WHAT IS REQUIRED:
The lines from the top of the material through the line with "0.030, 0.005, 0.001, 0, 0, 0];" are to be set down exactly. Leave the pictures out.

#### GIVEN DATA ####

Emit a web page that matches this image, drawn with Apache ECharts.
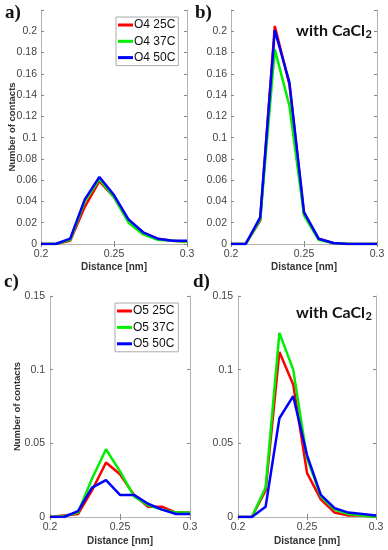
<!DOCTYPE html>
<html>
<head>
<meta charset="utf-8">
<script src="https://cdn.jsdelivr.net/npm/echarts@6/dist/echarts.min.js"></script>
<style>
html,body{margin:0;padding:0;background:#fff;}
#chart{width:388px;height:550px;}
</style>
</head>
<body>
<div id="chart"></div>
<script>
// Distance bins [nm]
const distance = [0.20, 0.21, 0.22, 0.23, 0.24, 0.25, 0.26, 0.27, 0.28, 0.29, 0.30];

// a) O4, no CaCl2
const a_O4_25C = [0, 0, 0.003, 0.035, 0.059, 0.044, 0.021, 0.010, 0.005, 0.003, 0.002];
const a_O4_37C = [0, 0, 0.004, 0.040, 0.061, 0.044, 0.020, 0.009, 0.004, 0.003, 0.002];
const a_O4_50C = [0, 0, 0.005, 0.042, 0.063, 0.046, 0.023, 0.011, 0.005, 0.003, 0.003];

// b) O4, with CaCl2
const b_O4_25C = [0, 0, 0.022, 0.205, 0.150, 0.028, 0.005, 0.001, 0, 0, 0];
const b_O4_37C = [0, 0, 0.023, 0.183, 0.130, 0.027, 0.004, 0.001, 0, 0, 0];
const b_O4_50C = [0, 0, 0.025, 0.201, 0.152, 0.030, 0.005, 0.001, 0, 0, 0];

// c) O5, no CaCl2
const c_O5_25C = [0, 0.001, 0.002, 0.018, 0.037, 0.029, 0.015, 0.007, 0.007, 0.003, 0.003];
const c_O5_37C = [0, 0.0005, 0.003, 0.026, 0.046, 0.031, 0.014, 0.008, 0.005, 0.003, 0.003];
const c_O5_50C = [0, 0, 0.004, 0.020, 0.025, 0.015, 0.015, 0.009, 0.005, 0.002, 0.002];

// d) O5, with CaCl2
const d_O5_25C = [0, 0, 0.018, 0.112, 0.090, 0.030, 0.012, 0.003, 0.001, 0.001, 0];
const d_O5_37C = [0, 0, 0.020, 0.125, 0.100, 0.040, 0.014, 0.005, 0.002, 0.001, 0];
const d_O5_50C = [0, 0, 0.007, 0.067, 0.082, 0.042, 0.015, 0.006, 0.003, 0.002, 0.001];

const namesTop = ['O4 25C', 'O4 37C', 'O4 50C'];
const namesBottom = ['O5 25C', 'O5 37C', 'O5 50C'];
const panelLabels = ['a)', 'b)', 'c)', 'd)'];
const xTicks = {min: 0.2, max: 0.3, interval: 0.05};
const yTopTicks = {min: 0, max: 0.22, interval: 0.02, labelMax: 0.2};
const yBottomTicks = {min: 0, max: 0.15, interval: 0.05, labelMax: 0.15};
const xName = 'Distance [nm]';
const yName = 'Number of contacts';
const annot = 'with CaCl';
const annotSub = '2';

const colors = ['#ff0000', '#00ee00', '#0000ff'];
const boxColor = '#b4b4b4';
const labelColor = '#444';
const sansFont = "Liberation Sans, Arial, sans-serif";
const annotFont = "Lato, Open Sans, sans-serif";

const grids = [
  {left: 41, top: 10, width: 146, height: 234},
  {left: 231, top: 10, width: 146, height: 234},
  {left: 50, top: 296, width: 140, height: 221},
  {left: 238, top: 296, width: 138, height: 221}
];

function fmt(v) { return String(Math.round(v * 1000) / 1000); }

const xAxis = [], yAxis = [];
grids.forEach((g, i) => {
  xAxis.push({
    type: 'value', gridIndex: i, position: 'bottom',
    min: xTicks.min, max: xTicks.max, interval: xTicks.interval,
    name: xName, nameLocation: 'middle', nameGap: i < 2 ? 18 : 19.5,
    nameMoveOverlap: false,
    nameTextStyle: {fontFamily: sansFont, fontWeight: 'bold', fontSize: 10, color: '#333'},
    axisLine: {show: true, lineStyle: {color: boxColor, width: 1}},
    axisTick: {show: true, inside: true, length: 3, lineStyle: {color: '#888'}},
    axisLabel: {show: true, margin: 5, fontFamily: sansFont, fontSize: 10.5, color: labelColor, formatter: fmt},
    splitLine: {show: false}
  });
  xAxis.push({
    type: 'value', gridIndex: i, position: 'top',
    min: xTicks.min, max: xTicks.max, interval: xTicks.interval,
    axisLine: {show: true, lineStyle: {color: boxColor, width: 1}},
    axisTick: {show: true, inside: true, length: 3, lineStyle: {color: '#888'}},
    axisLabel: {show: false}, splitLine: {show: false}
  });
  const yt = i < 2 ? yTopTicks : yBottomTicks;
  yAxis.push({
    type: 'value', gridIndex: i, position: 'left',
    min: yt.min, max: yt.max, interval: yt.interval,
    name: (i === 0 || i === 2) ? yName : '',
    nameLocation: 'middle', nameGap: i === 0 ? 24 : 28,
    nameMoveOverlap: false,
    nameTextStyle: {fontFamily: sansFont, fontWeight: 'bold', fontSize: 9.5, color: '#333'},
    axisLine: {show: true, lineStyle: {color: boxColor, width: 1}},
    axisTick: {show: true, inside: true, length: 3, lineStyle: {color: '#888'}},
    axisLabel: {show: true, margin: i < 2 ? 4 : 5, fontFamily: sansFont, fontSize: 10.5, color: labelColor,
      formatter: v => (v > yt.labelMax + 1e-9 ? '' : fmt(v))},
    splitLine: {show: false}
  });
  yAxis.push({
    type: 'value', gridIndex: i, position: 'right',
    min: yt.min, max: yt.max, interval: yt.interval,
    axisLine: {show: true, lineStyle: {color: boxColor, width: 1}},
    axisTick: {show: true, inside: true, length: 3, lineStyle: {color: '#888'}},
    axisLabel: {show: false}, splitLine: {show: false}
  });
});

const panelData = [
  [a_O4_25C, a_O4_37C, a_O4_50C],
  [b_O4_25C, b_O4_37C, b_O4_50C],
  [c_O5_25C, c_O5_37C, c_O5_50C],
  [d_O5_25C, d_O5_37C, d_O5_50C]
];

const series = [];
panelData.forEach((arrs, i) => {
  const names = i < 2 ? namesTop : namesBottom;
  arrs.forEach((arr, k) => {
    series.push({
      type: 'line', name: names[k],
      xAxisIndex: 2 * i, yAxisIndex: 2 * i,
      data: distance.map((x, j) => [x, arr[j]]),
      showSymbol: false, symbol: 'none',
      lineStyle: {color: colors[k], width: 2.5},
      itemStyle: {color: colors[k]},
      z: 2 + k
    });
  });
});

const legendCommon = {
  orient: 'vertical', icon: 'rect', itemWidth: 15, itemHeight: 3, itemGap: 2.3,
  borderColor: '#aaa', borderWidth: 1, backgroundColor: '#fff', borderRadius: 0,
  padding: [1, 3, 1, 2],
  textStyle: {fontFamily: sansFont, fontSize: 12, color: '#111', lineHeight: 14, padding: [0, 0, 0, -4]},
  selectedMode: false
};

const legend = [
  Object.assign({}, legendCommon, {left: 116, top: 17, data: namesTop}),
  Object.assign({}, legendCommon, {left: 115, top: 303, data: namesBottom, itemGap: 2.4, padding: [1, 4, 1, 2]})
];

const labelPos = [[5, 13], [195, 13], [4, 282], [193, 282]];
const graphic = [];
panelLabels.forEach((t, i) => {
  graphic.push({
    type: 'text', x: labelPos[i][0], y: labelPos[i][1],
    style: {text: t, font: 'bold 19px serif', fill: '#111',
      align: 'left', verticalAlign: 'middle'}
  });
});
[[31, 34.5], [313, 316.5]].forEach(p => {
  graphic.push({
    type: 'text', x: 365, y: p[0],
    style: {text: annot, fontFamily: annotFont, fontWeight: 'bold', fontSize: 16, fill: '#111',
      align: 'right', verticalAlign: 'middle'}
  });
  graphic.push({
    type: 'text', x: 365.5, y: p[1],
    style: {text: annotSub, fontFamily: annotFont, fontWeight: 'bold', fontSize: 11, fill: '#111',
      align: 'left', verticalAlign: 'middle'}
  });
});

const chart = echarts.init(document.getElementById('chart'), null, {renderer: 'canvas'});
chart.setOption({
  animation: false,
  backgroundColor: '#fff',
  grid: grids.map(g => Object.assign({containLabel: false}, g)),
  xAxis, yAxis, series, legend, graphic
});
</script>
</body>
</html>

####

WRITTEN ANSWER:
Emit a web page that matches this image, drawn with Apache ECharts.
<!DOCTYPE html>
<html>
<head>
<meta charset="utf-8">
<script src="https://cdn.jsdelivr.net/npm/echarts@6/dist/echarts.min.js"></script>
<style>
html,body{margin:0;padding:0;background:#fff;}
#chart{width:388px;height:550px;}
</style>
</head>
<body>
<div id="chart"></div>
<script>
// Distance bins [nm]
const distance = [0.20, 0.21, 0.22, 0.23, 0.24, 0.25, 0.26, 0.27, 0.28, 0.29, 0.30];

// a) O4, no CaCl2
const a_O4_25C = [0, 0, 0.003, 0.035, 0.059, 0.044, 0.021, 0.010, 0.005, 0.003, 0.002];
const a_O4_37C = [0, 0, 0.004, 0.040, 0.061, 0.044, 0.020, 0.009, 0.004, 0.003, 0.002];
const a_O4_50C = [0, 0, 0.005, 0.042, 0.063, 0.046, 0.023, 0.011, 0.005, 0.003, 0.003];

// b) O4, with CaCl2
const b_O4_25C = [0, 0, 0.022, 0.205, 0.150, 0.028, 0.005, 0.001, 0, 0, 0];
const b_O4_37C = [0, 0, 0.023, 0.183, 0.130, 0.027, 0.004, 0.001, 0, 0, 0];
const b_O4_50C = [0, 0, 0.025, 0.201, 0.152, 0.030, 0.005, 0.001, 0, 0, 0];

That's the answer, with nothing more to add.